In another way though the scope of the prohibition on hate speech, as prof. Waldron envisions it, is narrower than that of defamation law. The latter imposes liability for all sorts of negative statements―not just those that present their targets as unfit for citizenship or membership in society. Prof. Waldron is only concerned with the statements of that sort. The reason is that, for him, the purpose of criminalizing hate speech is the protection of human dignity, which he takes to mean (among other things) the equal high status of every person as a rights-bearer and member of society. I have no quarrel with that understanding of human dignity, but it is not what underlies defamation law; defamation law is concerned with the protection of reputation, and fitness for citizenship and social membership is not the only thing that matters for a person’s reputation.

Finally, unlike the law of defamation, the criminalization of hate speech, at least as it is usually implemented―and I do not understand prof. Waldron to be advocating for something different on this point―only proscribes statements targeting a certain number of groups, usually defined by innate and/or relatively unchangeable characteristics (such as race, gender, sexual orientation, etc.). Defamation law, by contrast, might have started out as a mechanism for protecting the rich and powerful, but now it protects everyone. And it is not clear why hate speech law would not. If the worry is that racist statements will make racial minorities appear to  lack the rights that the majority has, should we not worry in the same way about statements such as “police are scum”? For some people at least, such statements actually imply that members of the police are inferior, morally deficient, and perhaps deserve to be deprived of rights. Should such statements be criminalized? They are in some places―Russia is one, and of course it uses the criminalization of the stirring of hatred against “identifiable social groups” as a means of political repression. But if we don’t want to follow that dubious example, we need a distinction, an explanation for why denigration of some groups is prohibited while that of others is not. The law of defamation is not a place where such a distinction can be found.

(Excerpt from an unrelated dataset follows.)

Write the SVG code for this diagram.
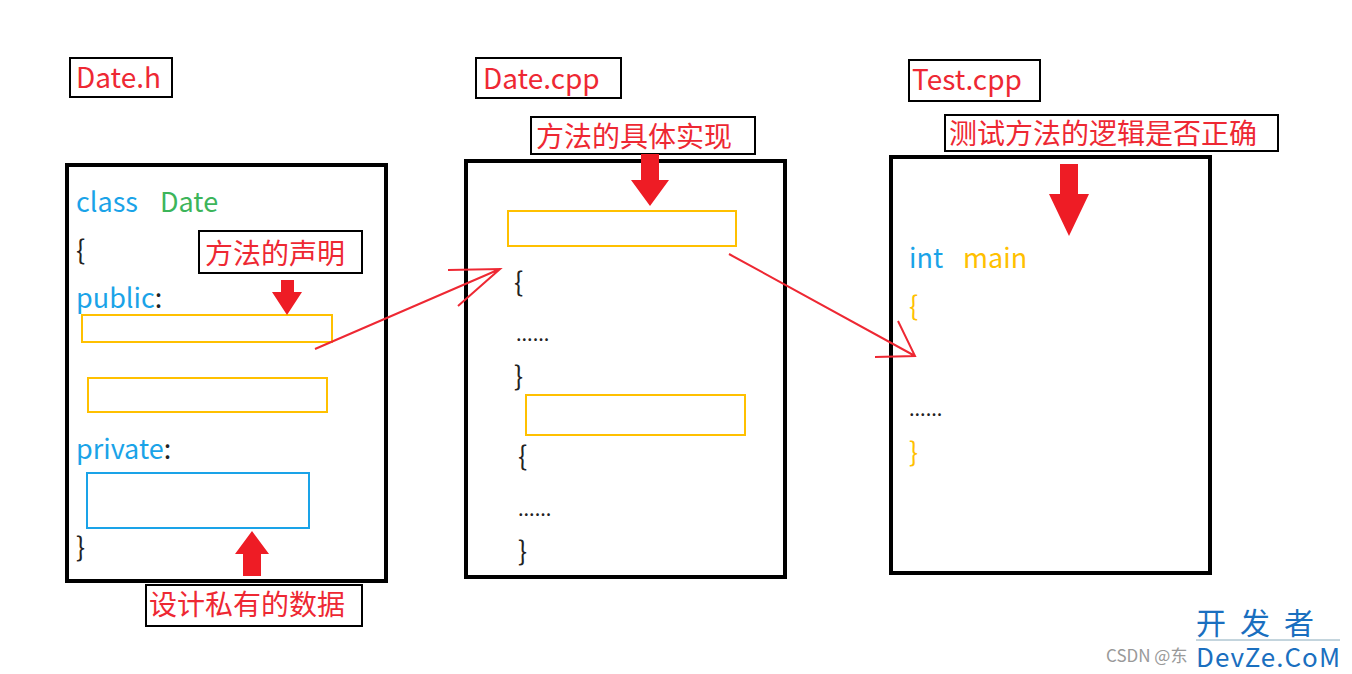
<svg xmlns="http://www.w3.org/2000/svg" width="1352" height="674" viewBox="0 0 1352 674">
<style>
text{font-family:"Microsoft YaHei","Noto Sans CJK SC",sans-serif}
.lbl{font-size:28px;fill:#ee2833}
.lb{fill:#fff;stroke:#000;stroke-width:2}
.box{fill:#fff;stroke:#000;stroke-width:4}
.y{fill:none;stroke:#ffc000;stroke-width:2}
.code{font-size:27px}
.dots{font-size:20px;fill:#222}
.blue{fill:#1aa3e8}.green{fill:#3cb55a}.blk{fill:#222}.yel{fill:#ffc000}
.ln{stroke:#ee2833;stroke-width:2;fill:none}
</style>
<rect width="1352" height="674" fill="#fff"/>
<g id="n-dateh"><rect class="lb" x="70" y="58" width="102" height="39"/><text class="lbl" x="76" y="88">Date.h</text></g>
<g id="n-datecpp"><rect class="lb" x="476" y="58" width="145" height="40"/><text class="lbl" x="483" y="89">Date.cpp</text></g>
<g id="n-testcpp"><rect class="lb" x="909" y="60" width="131" height="41"/><text class="lbl" x="912" y="90">Test.cpp</text></g>
<g id="box1"><rect class="box" x="67" y="165" width="319" height="416"/>
<text class="code blue" x="76" y="212">class</text><text class="code green" x="160" y="212">Date</text>
<text class="code blk" x="76" y="260">{</text>
<text class="code blue" x="76" y="308">public<tspan class="blk">:</tspan></text>
<rect class="y" x="82" y="315" width="250" height="27"/>
<rect class="y" x="88" y="378" width="239" height="34"/>
<text class="code blue" x="76" y="459">private<tspan class="blk">:</tspan></text>
<rect x="87" y="473" width="222" height="55" fill="none" stroke="#1aa3e8" stroke-width="2"/>
<text class="code blk" x="76" y="557">}</text></g>
<g id="box2"><rect class="box" x="466" y="161" width="319" height="416"/>
<rect class="y" x="508" y="211" width="228" height="35"/>
<text class="code blk" x="514" y="292">{</text>
<text class="dots" x="516" y="341">......</text>
<text class="code blk" x="514" y="386">}</text>
<rect class="y" x="526" y="395" width="219" height="40"/>
<text class="code blk" x="518" y="466">{</text>
<text class="dots" x="518" y="516">......</text>
<text class="code blk" x="518" y="561">}</text></g>
<g id="box3"><rect class="box" x="891" y="157" width="319" height="416"/>
<text class="code blue" x="909" y="268">int</text><text class="code yel" x="963" y="268">main</text>
<text class="code yel" x="909" y="316">{</text>
<text class="dots" x="909" y="416">......</text>
<text class="code yel" x="909" y="462">}</text></g>
<g id="c-decl"><rect class="lb" x="199" y="231" width="163" height="42"/><text class="lbl" x="205" y="264">方法的声明</text>
<path d="M281 280h13v12h8l-15 23l-15-23h9z" fill="#ee1c25"/></g>
<g id="c-impl"><rect class="lb" x="531" y="117" width="224" height="37"/><text class="lbl" x="536" y="147">方法的具体实现</text>
<path d="M641 154h18v26h10l-19 26l-19-26h10z" fill="#ee1c25"/></g>
<g id="c-test"><rect class="lb" x="945" y="115" width="333" height="36"/><text class="lbl" x="949" y="144">测试方法的逻辑是否正确</text>
<path d="M1060 164h18v30h11l-20 42l-20-42h11z" fill="#ee1c25"/></g>
<g id="c-priv"><rect class="lb" x="146" y="585" width="216" height="41"/><text class="lbl" x="149" y="615">设计私有的数据</text>
<path d="M252 531l17 23h-8v22h-18v-22h-8z" fill="#ee1c25"/></g>
<g id="connectors">
<path class="ln" d="M315 349L500 269M448 270L500 269L458 306"/>
<path class="ln" d="M729 254L915 356M875 357L915 356L898 321"/>
</g>
<g id="watermark">
<text x="1106" y="662" font-size="17" fill="#999">CSDN @东</text>
<text x="1196" y="634" font-size="30" fill="#1a6fbf" letter-spacing="14">开发者</text>
<line x1="1196" y1="640" x2="1340" y2="640" stroke="#8ab" stroke-width="1"/>
<text x="1196" y="667" font-size="26" fill="#1a6fbf" font-family="Liberation Sans,sans-serif" textLength="144">DevZe.CoM</text>
</g>
</svg>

In short, I think that prof. Waldron’s attempt to define hate speech as group libel is quite weak. There are important differences between the two concepts. Now this, without more, does not mean that he is wrong that criminalizing hate speech is a good idea. But if it is, it has to be justified on its own terms, without reference to the (perhaps) less contested defamation law; that reference is only a distraction. I turn to prof. Waldron’s justification of hate speech law in the next post.

Author: Leonid Sirota

Law nerd. I teach constitutional law at the Auckland University of Technology Law School, in New Zealand. I studied law at McGill, clerked at the Federal Court of Canada, and then did graduate work at the NYU School of Law.

5 thoughts on “Hate Speech and Group Libel”

  1. Great response to Waldron!

    I’m not sure your fair point about his strange preoccupation with libel over slander really changes the general thrust of his argument though.

    It’s true from my understanding that defamation has a defence of qualified opinion in many jurisdictions, but what about Australia say, where the RDA section 18D has a number of defences available such as “a fair comment on any event or matter of public interest if the comment is an expression of a genuine belief held by the person making the comment.”

    Don’t these kind of exceptions in anti-hate type laws mean the comparison with defamation has some merit? If the ultimate goal is protection of group reputation?

    Mind you my legal scholarship is amateur, so would be interested to read your thoughts.